Нет смысла повторять здесь все то, что писали Евсевий, Сократ Схоластик, Созомен и другие о том, как почитали эту землю Константин и Елена, о роскошных храмах, возведенных в Иерусалиме, Вифлееме, подле Мамврийского дуба и на Масличной Горе. Если говорить о Константине, то его мотивы, конечно, не отличались глубиной. Поклонение святыням для него было чем-то сродни вере в амулеты — он повелел сделать из гвоздей Христова креста шишак и забрало.
Но сонмы верующих с той поры горели желанием увидеть воочию те места, которые они почитали священными. Разумеется, духовно развитый человек способен побороть в себе эту естественную неудержимую тягу, ибо такого рода паломничества на самом деле принижают и огрубляют то, что поистине священно, привязывая его к определенной точке пространства. И тем не менее, всякий не вполне бесчувственный христианин не может не посетить хотя бы раз места, при одном упоминании которых сердце его переполняют любовь и благоговение. Со временем, когда подлинная страсть уступила место обычаю, паломничества стали чем-то вроде так называемых «добрых дел», но это ни в коей мере не замутняет чистоты и прелести их истоков.
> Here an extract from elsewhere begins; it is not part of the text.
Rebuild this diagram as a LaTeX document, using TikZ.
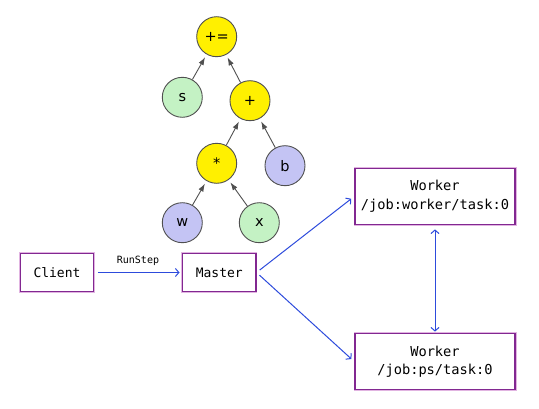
\documentclass[tikz,border=0pt]{standalone}
\usepackage{fontspec}
\setmainfont{DejaVu Sans}
\newfontfamily\monofont{DejaVu Sans Mono}
\usetikzlibrary{arrows.meta}
\definecolor{opyellow}{RGB}{255,240,0}
\definecolor{opgreen}{RGB}{196,242,196}
\definecolor{opblue}{RGB}{196,196,244}
\definecolor{opedge}{RGB}{80,80,80}
\definecolor{boxpurple}{RGB}{130,40,145}
\definecolor{boxglow}{RGB}{225,180,225}
\definecolor{linkblue}{RGB}{45,75,220}
\tikzset{
  opnode/.style={circle,draw=opedge,line width=0.9pt,minimum size=40pt,inner sep=0pt,
    font=\fontsize{14.5}{14.5}\selectfont},
  yel/.style={opnode,fill=opyellow},
  grn/.style={opnode,fill=opgreen},
  blu/.style={opnode,fill=opblue},
  treeedge/.style={draw=opedge,line width=0.9pt,-{Latex[length=8pt,width=5.5pt]},shorten >=3pt},
  procbox/.style={draw=boxpurple,line width=1.2pt,fill=white,inner sep=0pt,
    font=\monofont\fontsize{13}{18}\selectfont,align=center,
    preaction={draw=boxglow,line width=3pt}},
  link/.style={draw=linkblue,line width=1pt,-{Straight Barb[length=3.5pt,width=8pt]}},
  dlink/.style={draw=linkblue,line width=1pt,{Straight Barb[length=3.5pt,width=8pt]}-{Straight Barb[length=3.5pt,width=8pt]}},
}
\begin{document}
\begin{tikzpicture}[x=1pt,y=-1pt]
\useasboundingbox (0,0) rectangle (539,409);
% tree
\node[yel] (pe) at (216.7,36.7) {+=};
\node[grn] (s) at (182.3,97.3) {s};
\node[yel] (plus) at (250,100.7) {+};
\node[yel] (mul) at (216.7,163.3) {*};
\node[blu] (b) at (285,165.7) {b};
\node[blu] (w) at (182.3,222.7) {w};
\node[grn] (x) at (259.3,222.7) {x};
\draw[treeedge] (s) -- (pe);
\draw[treeedge] (plus) -- (pe);
\draw[treeedge] (mul) -- (plus);
\draw[treeedge] (b) -- (plus);
\draw[treeedge] (w) -- (mul);
\draw[treeedge] (x) -- (mul);
% processes
\node[procbox,minimum width=72.6pt,minimum height=38pt] (client) at (57,272.5) {Client};
\node[procbox,minimum width=73.3pt,minimum height=38pt] (master) at (219.3,272.5) {Master};
\node[procbox,minimum width=160pt,minimum height=56pt,font=\monofont\fontsize{13.7}{18.4}\selectfont] (w1) at (435,196.3) {Worker\\/job:worker/task:0};
\node[procbox,minimum width=160pt,minimum height=56pt,font=\monofont\fontsize{13.7}{18.4}\selectfont] (w2) at (435,361.7) {Worker\\/job:ps/task:0};
\draw[link,shorten <=4pt,shorten >=2.5pt] (client) -- node[above=3pt,font=\monofont\fontsize{10}{10}\selectfont]{RunStep} (master);
\draw[link,shorten <=4pt,shorten >=4pt] (master.east) -- (w1.west);
\draw[link,shorten <=4pt,shorten >=4pt] (master.east) -- (w2.west);
\draw[dlink,shorten <=4.5pt,shorten >=1.5pt] (w1) -- (w2);
\end{tikzpicture}
\end{document}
Палестина, столь поразительно соединившая в себе память о древнем и новом договоре между Богом и человеком, всегда, начиная еще с апостолов, влекла к себе верующих. Возможно, первым паломником в эти далекие земли был епископ Каппадокии Александр, который во времена Кара-каллы отправился в Иерусалим, называвшийся тогда Элия Капитолина, «чтобы помолиться и разузнать о тех местах». Ориген также посещал Палестину в поисках «путей Христа, учеников и пророков». Но во времена Константина к желаниям подобного сорта стали примешиваться иные стремления, порожденные получавшей все большее распространение практикой почитания мучеников, поклонения их гробницам и мощам. Иерусалим сам по себе был величайшей и самой священной из всех реликвий, а в окрестностях его располагалось множество важных культовых мест, и на посещение их уходило порой много дней. Из описания паломничества, совершенного пилигримом из Бордо, посетившим Святую землю в 333 г., хорошо видно, как благочестивое рвение создателей легенд и, возможно, определенный корыстный интерес наводнили всю страну всемирно известными святынями, почитавшимися безоговорочно на протяжении всего Средневековья. Гостям показывали покои, где Соломон писал свои притчи, следы крови священника Захарии на полу иерусалимского храма, дома Каиафы и Пилата, смоковницу Закхея и множество разных других мест и предметов, которые современного критически мыслящего исследователя повергли бы в глубочайшее изумление. Спустя несколько десятилетий, описывая странствие Павлы, Иероним подробно перечисляет все святыни, встречающиеся на пути от Дана до Биир-Шевы. Сам Иероним, в целом относившийся к разного рода реликвиям довольно спокойно, под конец жизни поселился в Вифлееме, и все его почитатели последовали за ним. В конце IV века в Иерусалиме и его окрестностях существовала большая колония благочестивых христиан, приехавших со всех концов империи, чтобы вести жизнь, требовавшую постоянного самоограничения и самопожертвования. «Хоров там было почти столько же, сколько есть на свете разных народов». Среди этих людей встречались и выходцы из западных провинций, прежде носившие высокие титулы и владевшие огромным богатством, — но они все оставили и переселились туда, где обстановка более всего располагала к чистоте и целомудрию. Те, кто по каким-либо причинам не мог этого сделать, очень горевали; Иероним не раз писал подобным людям, пытаясь убедить их, что можно достичь вечного блаженства и не побывав в Иерусалиме.